Am Fam Physician. 1998;58(5):1196
The pathogenic factors for thromboembolic disease in patients with cancer include hypercoagulability related to clotting activation by malignant cells, vessel-wall injury and venous stasis. Several studies suggest the need to look for occult cancer in patients who have deep venous thrombosis or pulmonary embolism. To examine the possible association between thromboembolic disease and occult cancer, Sørensen and colleagues performed a large, population-based study of the frequency of cancer in patients with deep venous thrombosis and pulmonary embolism.
The authors identified cases of deep venous thrombosis and pulmonary embolism reported to the Danish National Registry of Patients from 1977 to 1992. Patients were excluded if they were pregnant, had undergone a surgical procedure within six months of the diagnosis of thromboembolism or had preexisting cancer. A total of 11,305 patients with pulmonary embolism and 15,348 patients with deep venous thrombosis were identified. All of the patients were linked by a national registration number to the nationwide Cause of Death Registry and to the Cancer Registry.
The patients were divided into three groups according to age (younger than 60 years, 60 to 74 years and older than 74 years). Each group consisted of approximately similar proportions of men and women and contained approximately one third of the patients studied. Another cohort consisted of patients who had a recurrent thrombotic event.
An incidence ratio of 1.3 for all types of cancer was found in the cohort with deep venous thrombosis and in the cohort with pulmonary embolism. Among patients with deep venous thrombosis, there were 1,737 cases of cancer, but only 1,372 cases would have been expected based on the population size. In patients with pulmonary embolism, there were 730 cases of cancer, but only 556 cases would have been expected.
The cancer risk was highest in the first six months following the occurrence of thromboembolic disease. The risk was approximately three times the expected risk. However, the risk then declined to a constant level of slightly more than 1.0 at one year after the thrombotic event and for the remainder of the follow-up period.
In both groups during the first year of follow-up, the strongest association of thromboembolic disease and cancer occurred with cancers of the pancreas, ovary, liver and brain. No association was observed in either group with melanoma or with breast, bladder or rectal cancer. Interestingly, patients younger than 60 years had the highest estimated risk of all types of cancer in the first year. The standardized incidence ratio in this cohort was 3.6 during the first year, compared with 2.2 in the 60-to 74-year group and 1.8 in the group older than 74 years of age. After one year of follow-up, the slight but significant increase of cancer incidence was evenly distributed among all cancer types and sites. In a subgroup of 3,762 patients with more than one thromboembolic event, the risk of all types of cancer combined was 3.2 during the first year of follow-up but declined to 1.3 thereafter.

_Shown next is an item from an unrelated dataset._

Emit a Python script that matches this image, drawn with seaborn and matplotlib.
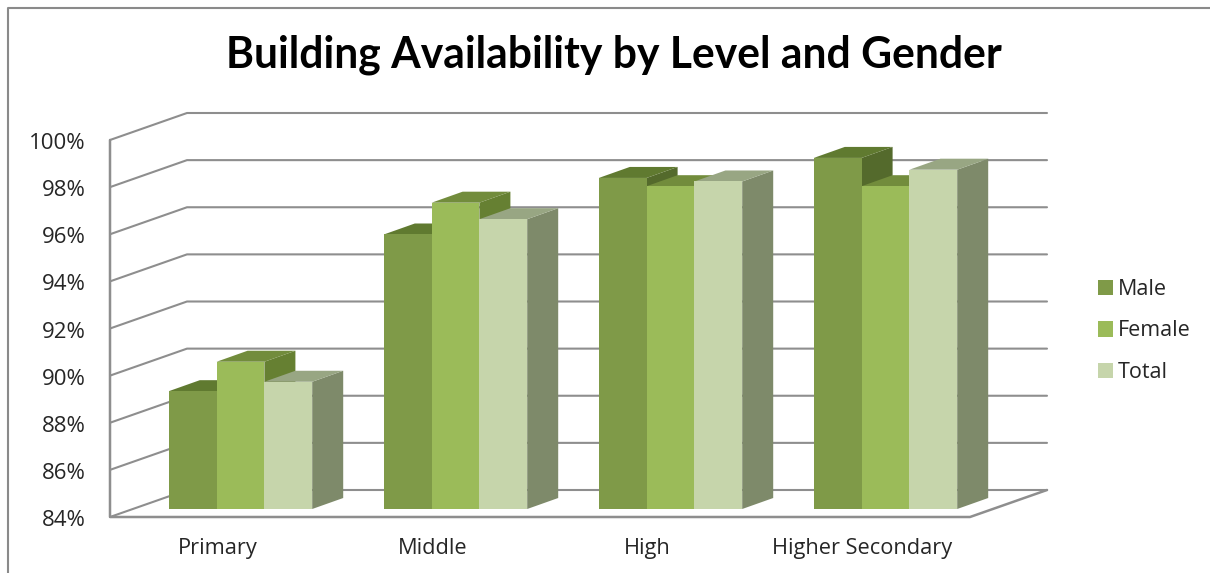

The authors conclude that the association between cancer and thromboembolic disease seems to be most significant during the first year after the thrombotic event. However, they do not believe that an extensive evaluation for occult cancer is justified in patients with deep venous thrombosis or pulmonary embolism, especially in light of the fact that early screening for most of the primary cancers found in this population has not been shown to improve prognosis. The authors advocate using only currently recommended standards for screening and basing further testing on the presence of signs or symptoms of cancer.